In the American civil justice system, the law of torts relates to situations where the wrongful conduct of one party causes harm to another. Tortious conduct recognized at law can be based on acts that are either intentional or negligent. Examples of intentional torts are defamation, assault or battery, fraud, and interference with another party’s contractual or advantageous relationships. A negligence tort refers to those circumstances under which the law will hold one person, who has a duty of care to another, responsible for any harm his negligence may have caused the injured party.
A negligence tort can be defined as the failure of an individual to exercise reasonable care to guard against both risks that were known to cause possible harm, as well as those that an individual should have known would create an unreasonable risk of harm to third parties. In order to prevail in a negligence tort action, a plaintiff must prove, by a preponderance of the evidence, that the defendant was negligent, or failed to exercise due care in the circumstances. A plaintiff must also show that the defendant's negligence caused his injuries, and that he has suffered injuries or ascertainable damages as a result. Negligence encompasses a range of causes of legal actions, including personal injury, medical malpractice, and product liability lawsuits.
There are several affirmative defenses a defendant can raise against a negligence tort claim. The two most prominent are assumption of the risk and contributory negligence. Assumption of the risk is a defendant that asserts that the plaintiff was aware of the risk or danger, but nonetheless acted in a reckless manner, such that any injuries sustained cannot be considered to be caused by the defendant. Examples might include reckless behavior in the face of a known danger, such as smoking next to a gas pump or using a metal ladder in the presence of power lines.

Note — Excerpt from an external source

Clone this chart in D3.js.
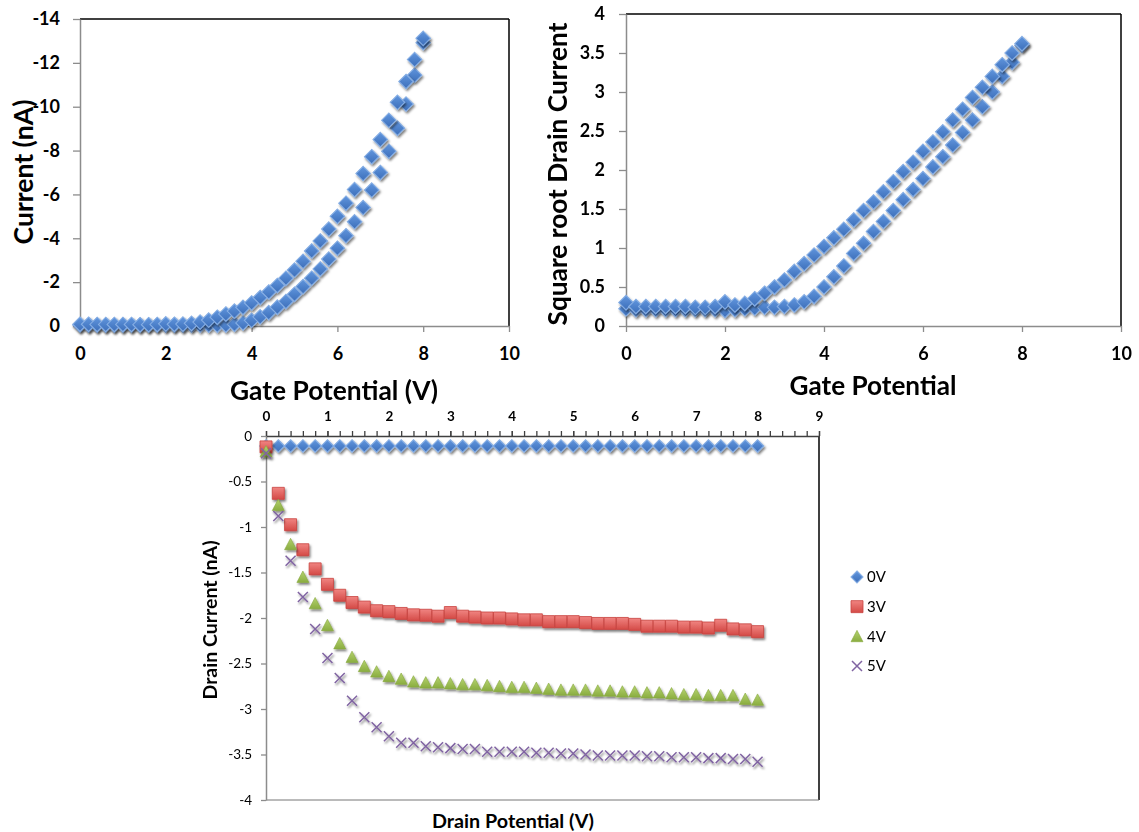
<!DOCTYPE html>
<html>
<head>
<meta charset="utf-8">
<script src="https://cdn.jsdelivr.net/npm/d3@7"></script>
<style>
  html, body { margin: 0; padding: 0; background: #fff; }
  svg { display: block; }
</style>
</head>
<body>
<svg id="chart" width="1139" height="832"></svg>
<script>
// ---------------- DATA ----------------
const gatePotential = [0,0.2,0.4,0.6,0.8,1,1.2,1.4,1.6,1.8,2,2.2,2.4,2.6,2.8,3,3.2,3.4,3.6,3.8,4,4.2,4.4,4.6,4.8,5,5.2,5.4,5.6,5.8,6,6.2,6.4,6.6,6.8,7,7.2,7.4,7.6,7.8,8];

// Top-left: current (nA), two sweep branches
const currentUpper = [-0.08,-0.08,-0.07,-0.07,-0.07,-0.07,-0.07,-0.06,-0.06,-0.07,-0.1,-0.08,-0.09,-0.12,-0.18,-0.27,-0.4,-0.55,-0.68,-0.85,-1.05,-1.3,-1.55,-1.85,-2.18,-2.55,-2.95,-3.42,-3.88,-4.42,-5.0,-5.6,-6.22,-6.95,-7.72,-8.5,-9.38,-10.2,-11.15,-12.15,-13.12];
const currentLower = [-0.05,-0.04,-0.04,-0.04,-0.04,-0.04,-0.04,-0.04,-0.04,-0.04,-0.04,-0.04,-0.04,-0.04,-0.04,-0.04,-0.04,-0.05,-0.08,-0.14,-0.26,-0.42,-0.61,-0.86,-1.12,-1.45,-1.8,-2.18,-2.6,-3.05,-3.55,-4.12,-4.75,-5.4,-6.2,-7.0,-7.97,-9.02,-10.12,-11.44,-12.92];

// Top-right: square root drain current, two sweep branches
const sqrtUpper = [0.30,0.25,0.25,0.25,0.25,0.25,0.25,0.24,0.24,0.25,0.31,0.27,0.29,0.35,0.42,0.50,0.59,0.70,0.80,0.91,1.02,1.13,1.24,1.36,1.48,1.59,1.72,1.85,1.98,2.10,2.24,2.36,2.49,2.64,2.78,2.93,3.06,3.20,3.35,3.50,3.62];
const sqrtLower = [0.22,0.21,0.21,0.21,0.21,0.21,0.21,0.21,0.21,0.21,0.20,0.21,0.22,0.23,0.24,0.24,0.25,0.27,0.31,0.38,0.50,0.63,0.77,0.93,1.06,1.21,1.34,1.48,1.62,1.75,1.89,2.04,2.17,2.32,2.48,2.64,2.81,3.00,3.20,3.38,3.60];

// Bottom: drain current (nA) vs drain potential for gate voltages
const drainPotential = [0,0.2,0.4,0.6,0.8,1,1.2,1.4,1.6,1.8,2,2.2,2.4,2.6,2.8,3,3.2,3.4,3.6,3.8,4,4.2,4.4,4.6,4.8,5,5.2,5.4,5.6,5.8,6,6.2,6.4,6.6,6.8,7,7.2,7.4,7.6,7.8,8];
const seriesNames = ["0V","3V","4V","5V"];
const drain0V = [-0.11,-0.11,-0.11,-0.11,-0.11,-0.11,-0.11,-0.11,-0.11,-0.11,-0.11,-0.11,-0.11,-0.11,-0.11,-0.11,-0.11,-0.11,-0.11,-0.11,-0.11,-0.11,-0.11,-0.11,-0.11,-0.11,-0.11,-0.11,-0.11,-0.11,-0.11,-0.11,-0.11,-0.11,-0.11,-0.11,-0.11,-0.11,-0.11,-0.11,-0.11];
const drain3V = [-0.12,-0.63,-0.975,-1.25,-1.46,-1.63,-1.75,-1.83,-1.88,-1.92,-1.93,-1.95,-1.965,-1.97,-1.98,-1.94,-1.98,-1.99,-2.0,-2.0,-2.01,-2.02,-2.02,-2.04,-2.04,-2.04,-2.05,-2.06,-2.06,-2.06,-2.07,-2.09,-2.09,-2.09,-2.10,-2.10,-2.11,-2.08,-2.12,-2.13,-2.15];
const drain4V = [-0.17,-0.76,-1.19,-1.55,-1.84,-2.08,-2.28,-2.43,-2.53,-2.59,-2.64,-2.67,-2.70,-2.71,-2.71,-2.72,-2.73,-2.73,-2.74,-2.75,-2.76,-2.76,-2.77,-2.78,-2.79,-2.79,-2.79,-2.80,-2.80,-2.81,-2.81,-2.82,-2.82,-2.83,-2.84,-2.84,-2.85,-2.85,-2.85,-2.89,-2.90];
const drain5V = [-0.19,-0.88,-1.37,-1.77,-2.12,-2.44,-2.66,-2.91,-3.09,-3.20,-3.30,-3.37,-3.37,-3.41,-3.42,-3.43,-3.44,-3.44,-3.47,-3.47,-3.47,-3.47,-3.48,-3.48,-3.49,-3.49,-3.50,-3.51,-3.51,-3.51,-3.51,-3.52,-3.52,-3.53,-3.53,-3.53,-3.54,-3.54,-3.55,-3.55,-3.58];

// Tick labels
const currentTicks = [0,-2,-4,-6,-8,-10,-12,-14];
const gateTicks = [0,2,4,6,8,10];
const sqrtTicks = [0,0.5,1,1.5,2,2.5,3,3.5,4];
const drainXTicks = [0,1,2,3,4,5,6,7,8,9];
const drainYTicks = [0,-0.5,-1,-1.5,-2,-2.5,-3,-3.5,-4];

// ---------------- DRAWING ----------------
const FONT = "Lato, 'Open Sans', 'Noto Sans', sans-serif";
const svg = d3.select("#chart");
svg.append("rect").attr("width",1139).attr("height",832).attr("fill","#fff");

const defs = svg.append("defs");
const f = defs.append("filter").attr("id","shadow").attr("x","-60%").attr("y","-60%").attr("width","220%").attr("height","220%");
f.append("feDropShadow").attr("dx",1.3).attr("dy",2).attr("stdDeviation",1.2).attr("flood-color","#000").attr("flood-opacity",0.5);

function grad(id, c1, c2) {
  const g = defs.append("linearGradient").attr("id",id).attr("x1",0).attr("y1",0).attr("x2",0).attr("y2",1);
  g.append("stop").attr("offset","0%").attr("stop-color",c1);
  g.append("stop").attr("offset","100%").attr("stop-color",c2);
}
grad("gBlue","#6196de","#3c6eb9");
grad("gRed","#f08481","#d44a46");
grad("gGreen","#b4d26e","#8aad40");

const diamondType = { draw(ctx, size) { const r = Math.sqrt(size)/2; ctx.moveTo(0,-r); ctx.lineTo(r,0); ctx.lineTo(0,r); ctx.lineTo(-r,0); ctx.closePath(); } };
const squareType = { draw(ctx, size) { const r = Math.sqrt(size)/2; ctx.rect(-r,-r,2*r,2*r); } };
const triType = { draw(ctx, size) { const r = Math.sqrt(size)/2; ctx.moveTo(0,-r); ctx.lineTo(r,r*0.9); ctx.lineTo(-r,r*0.9); ctx.closePath(); } };
const crossType = { draw(ctx, size) { const r = Math.sqrt(size)/2; ctx.moveTo(-r,-r); ctx.lineTo(r,r); ctx.moveTo(r,-r); ctx.lineTo(-r,r); } };

const styles = {
  blue:   { type: diamondType, fill: "url(#gBlue)", stroke: "#86aee4", sw: 1.1 },
  red:    { type: squareType, fill: "url(#gRed)", stroke: "#c8423f", sw: 0.8 },
  green:  { type: triType, fill: "url(#gGreen)", stroke: "#86a83e", sw: 0.6 },
  purple: { type: crossType, fill: "none", stroke: "#8064a2", sw: 1.5 }
};

function drawPoints(g, xs, ys, x, y, st, w) {
  const sym = d3.symbol().type(st.type).size(w*w);
  g.append("g").attr("filter","url(#shadow)")
    .selectAll("path").data(xs.map((v,i)=>[v, ys[i]])).join("path")
    .attr("transform", d => `translate(${x(d[0])},${y(d[1])})`)
    .attr("d", sym)
    .attr("fill", st.fill).attr("stroke", st.stroke).attr("stroke-width", st.sw);
}

function fitText(sel, target) {
  const n = sel.node();
  const len = n.getComputedTextLength();
  const fs = parseFloat(sel.attr("font-size"));
  sel.attr("font-size", (fs*target/len).toFixed(2));
}

function styleAxis(g, color, fontSize, weight) {
  g.selectAll(".domain").attr("stroke", color).attr("stroke-width", 1.5);
  g.selectAll(".tick line").attr("stroke", color).attr("stroke-width", 1.3);
  g.selectAll(".tick text").attr("font-family", FONT).attr("font-size", fontSize).attr("font-weight", weight).attr("fill", "#000");
}

const AX = "#8c8c8c";

// ---- Chart 1 ----
(function(){
  const x = d3.scaleLinear().domain([0,10]).range([80,509]);
  const y = d3.scaleLinear().domain([0,-14]).range([326,19]);
  const g = svg.append("g");
  g.append("line").attr("x1",80).attr("x2",509).attr("y1",19).attr("y2",19).attr("stroke","#000").attr("stroke-width",1.5);
  g.append("line").attr("x1",509).attr("x2",509).attr("y1",19).attr("y2",326).attr("stroke","#000").attr("stroke-width",1.5);
  const ya = g.append("g").attr("transform","translate(80,0)")
    .call(d3.axisLeft(y).tickValues(currentTicks).tickFormat(d3.format("d")).tickSize(7).tickSizeOuter(0).tickPadding(13));
  styleAxis(ya, AX, 18, "bold");
  ya.selectAll(".tick text").text(d => d === 0 ? "0" : String(d).replace("−","-"));
  const xa = g.append("g").attr("transform","translate(0,326)")
    .call(d3.axisBottom(x).tickValues(gateTicks).tickFormat(d3.format("d")).tickSize(6).tickSizeOuter(0).tickPadding(15));
  styleAxis(xa, AX, 18, "bold");
  drawPoints(g, gatePotential, currentLower, x, y, styles.blue, 14.5);
  drawPoints(g, gatePotential, currentUpper, x, y, styles.blue, 14.5);
  const t1 = g.append("text").text("Current (nA)").attr("font-family",FONT).attr("font-weight","bold").attr("font-size",24)
    .attr("text-anchor","middle").attr("transform","translate(33,172) rotate(-90)");
  fitText(t1, 145);
  const t2 = g.append("text").text("Gate Potential (V)").attr("font-family",FONT).attr("font-weight","bold").attr("font-size",24)
    .attr("text-anchor","middle").attr("x",334).attr("y",400);
  fitText(t2, 208);
})();

// ---- Chart 2 ----
(function(){
  const x = d3.scaleLinear().domain([0,10]).range([626,1121]);
  const y = d3.scaleLinear().domain([0,4]).range([326,14]);
  const g = svg.append("g");
  g.append("line").attr("x1",626).attr("x2",1121).attr("y1",14).attr("y2",14).attr("stroke","#000").attr("stroke-width",1.5);
  g.append("line").attr("x1",1121).attr("x2",1121).attr("y1",14).attr("y2",326).attr("stroke","#000").attr("stroke-width",1.5);
  const ya = g.append("g").attr("transform","translate(626,0)")
    .call(d3.axisLeft(y).tickValues(sqrtTicks).tickFormat(d => String(d)).tickSize(7).tickSizeOuter(0).tickPadding(14));
  styleAxis(ya, AX, 18, "bold");
  const xa = g.append("g").attr("transform","translate(0,326)")
    .call(d3.axisBottom(x).tickValues(gateTicks).tickFormat(d3.format("d")).tickSize(6).tickSizeOuter(0).tickPadding(15));
  styleAxis(xa, AX, 18, "bold");
  drawPoints(g, gatePotential, sqrtLower, x, y, styles.blue, 14.5);
  drawPoints(g, gatePotential, sqrtUpper, x, y, styles.blue, 14.5);
  const t1 = g.append("text").text("Square root Drain Current").attr("font-family",FONT).attr("font-weight","bold").attr("font-size",24)
    .attr("text-anchor","middle").attr("transform","translate(567,174) rotate(-90)");
  fitText(t1, 303);
  const t2 = g.append("text").text("Gate Potential").attr("font-family",FONT).attr("font-weight","bold").attr("font-size",24)
    .attr("text-anchor","middle").attr("x",873).attr("y",395);
  fitText(t2, 167);
})();

// ---- Chart 3 ----
(function(){
  const x = d3.scaleLinear().domain([0,9]).range([266,819]);
  const y = d3.scaleLinear().domain([0,-4]).range([436,800]);
  const g = svg.append("g");
  g.append("line").attr("x1",819).attr("x2",819).attr("y1",436).attr("y2",800).attr("stroke","#000").attr("stroke-width",1.5);
  g.append("line").attr("x1",266).attr("x2",819).attr("y1",800).attr("y2",800).attr("stroke","#777").attr("stroke-width",1);
  const ya = g.append("g").attr("transform","translate(266,0)")
    .call(d3.axisLeft(y).tickValues(drainYTicks).tickFormat(d => String(d)).tickSize(5).tickSizeOuter(0).tickPadding(9));
  styleAxis(ya, AX, 13.5, "normal");
  g.append("g").attr("transform","translate(0,436)")
    .call(d3.axisTop(x).ticks(45).tickFormat("").tickSize(5).tickSizeOuter(0))
    .call(a => { a.selectAll(".domain").remove(); a.selectAll(".tick line").attr("stroke","#404040").attr("stroke-width",1.3); });
  const xa = g.append("g").attr("transform","translate(0,436)")
    .call(d3.axisTop(x).tickValues(drainXTicks).tickFormat(d3.format("d")).tickSize(5).tickSizeOuter(0).tickPadding(10));
  styleAxis(xa, "#404040", 13.5, "bold");
  drawPoints(g, drainPotential, drain0V, x, y, styles.blue, 12.5);
  drawPoints(g, drainPotential, drain3V, x, y, styles.red, 12);
  drawPoints(g, drainPotential, drain4V, x, y, styles.green, 12);
  drawPoints(g, drainPotential, drain5V, x, y, styles.purple, 10);
  const t1 = g.append("text").text("Drain Current (nA)").attr("font-family",FONT).attr("font-weight","bold").attr("font-size",16)
    .attr("text-anchor","middle").attr("transform","translate(217,620) rotate(-90)");
  fitText(t1, 159);
  const t2 = g.append("text").text("Drain Potential (V)").attr("font-family",FONT).attr("font-weight","bold").attr("font-size",16)
    .attr("text-anchor","middle").attr("x",513).attr("y",828);
  fitText(t2, 162);

  const legStyles = [styles.blue, styles.red, styles.green, styles.purple];
  const legSizes = [12, 12, 12, 10];
  const lg = g.append("g");
  const rowY = d3.scalePoint().domain(seriesNames).range([577, 666]);
  seriesNames.forEach((name, i) => {
    const st = legStyles[i];
    lg.append("path").attr("transform", `translate(857,${rowY(name)})`)
      .attr("d", d3.symbol().type(st.type).size(legSizes[i]*legSizes[i]))
      .attr("fill", st.fill).attr("stroke", st.stroke).attr("stroke-width", st.sw);
    lg.append("text").text(name).attr("x", 867).attr("y", rowY(name)).attr("dy","0.36em")
      .attr("font-family", FONT).attr("font-size", 15).attr("fill","#000");
  });
})();
</script>
</body>
</html>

A defendant can raise contributory negligence as a defense if the plaintiff’s own negligence was the proximate cause of his injuries. Examples could include a plaintiff who is involved in an automobile accident, but was intoxicated at the time of the incident. A finding of contributory negligence by a jury can act to defeat the negligence tort claim of the plaintiff. In some jurisdictions, the common law doctrine of contributory negligence has been replaced by a statutory scheme of comparative negligence. Under the theory of comparative negligence, a jury will assess — on a percentage basis — the amount which the plaintiff was responsible for his own injures, and any damages awarded will be reduced accordingly.